Heat a dry comal over medium. Toast the ancho first, about 20 to 30 seconds per side, pressing it flat with a spatula until it softens and smells sweet. Toast the pasilla next, 15 to 20 seconds per side. Toast the simojovel last, only 5 to 8 seconds, because the small ones burn before you finish thinking. The chiles should darken one shade and wake up, not blacken. Burned chile makes bitter recado. No me vengas con atajos.
Put the toasted chiles in a bowl and cover them with hot water, not boiling water. Set a small plate on top to keep them submerged. Let them soften for 20 minutes. Drain them and taste a drop of the soaking liquid. If it tastes clean and chile-deep, reserve a few tablespoons for blending. If it tastes bitter, throw it out. The vinegar will carry the paste better anyway.
While the chiles soak, put the unpeeled garlic cloves on the same comal. Turn them until the skins are spotty and the cloves soften, 8 to 10 minutes. Peel them. Toast the cumin, black peppercorns, pimienta gorda, and cloves for 30 to 45 seconds, just until fragrant. Rub the Mexican oregano between your palms over the warm comal for 5 seconds. That is enough. Oregano burns fast and then it tastes like dust.
For a molcajete or metate, grind the toasted spices with the salt first, then work in the roasted garlic until you have a paste. Add the softened chiles a few at a time and grind until the skins break down. Work in the vinegar slowly. For a blender, add the chiles, garlic, spices, salt, and vinegar, then blend on high until thick and smooth, stopping to scrape the sides. This should be a paste, not a soup. If the blades refuse to move, add chile soaking liquid one tablespoon at a time.

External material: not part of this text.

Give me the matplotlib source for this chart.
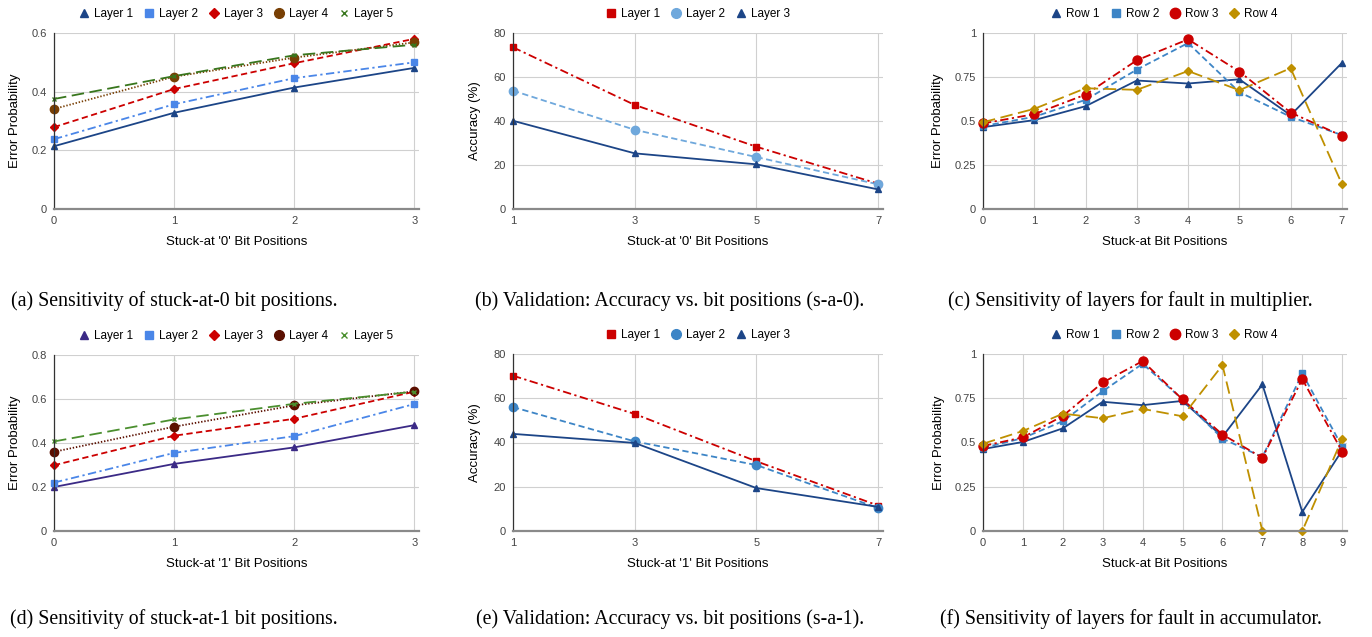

Pass the recado through a medium-mesh sieve if you are using it for butifarra filling. For asado, a very smooth blender paste does not need straining. Taste it now. It should be sharp from vinegar, deep from the dried chiles, clear with cumin, and slightly over-salted. Pork will calm it down. A timid recado disappears once it meets meat.

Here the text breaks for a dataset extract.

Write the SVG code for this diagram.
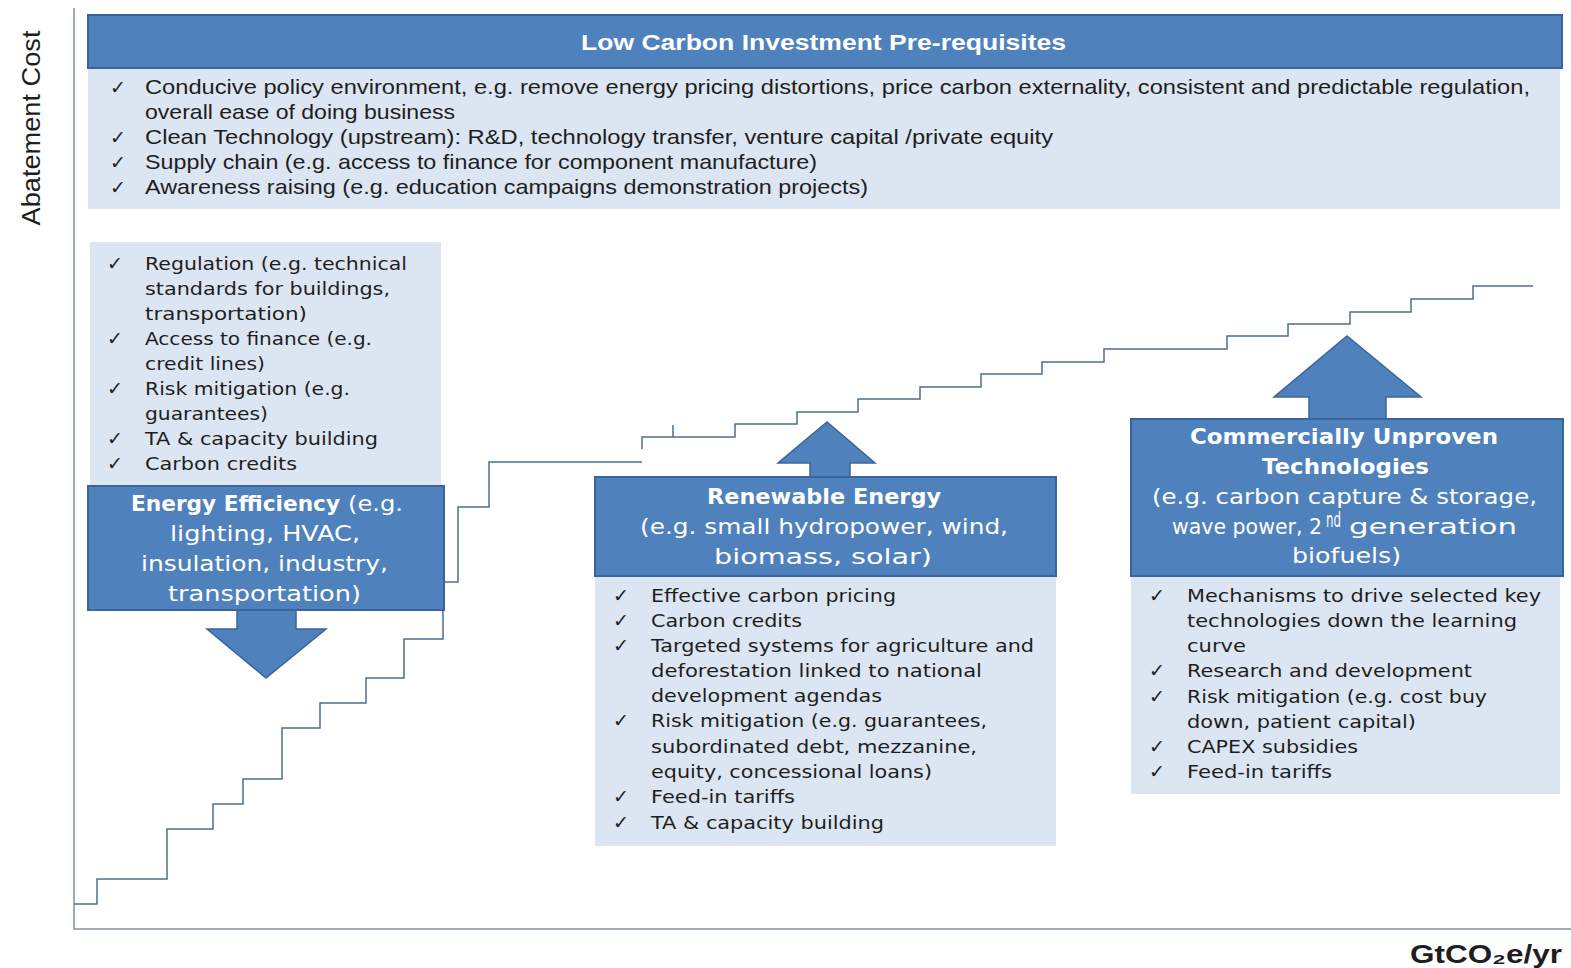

Pack the recado into a clean glass jar, press out air pockets, and smooth the top. Spoon one tablespoon of vinegar over the surface, close the jar, and refrigerate at least 12 hours before using. For asado comiteco, fry about 1/4 cup recado per pound of pork in hot manteca de cerdo until it darkens and the fat begins to separate, then add the meat. For butifarra filling, knead 2 tablespoons recado per pound of ground pork and let it rest cold before stuffing. Así se hace y punto.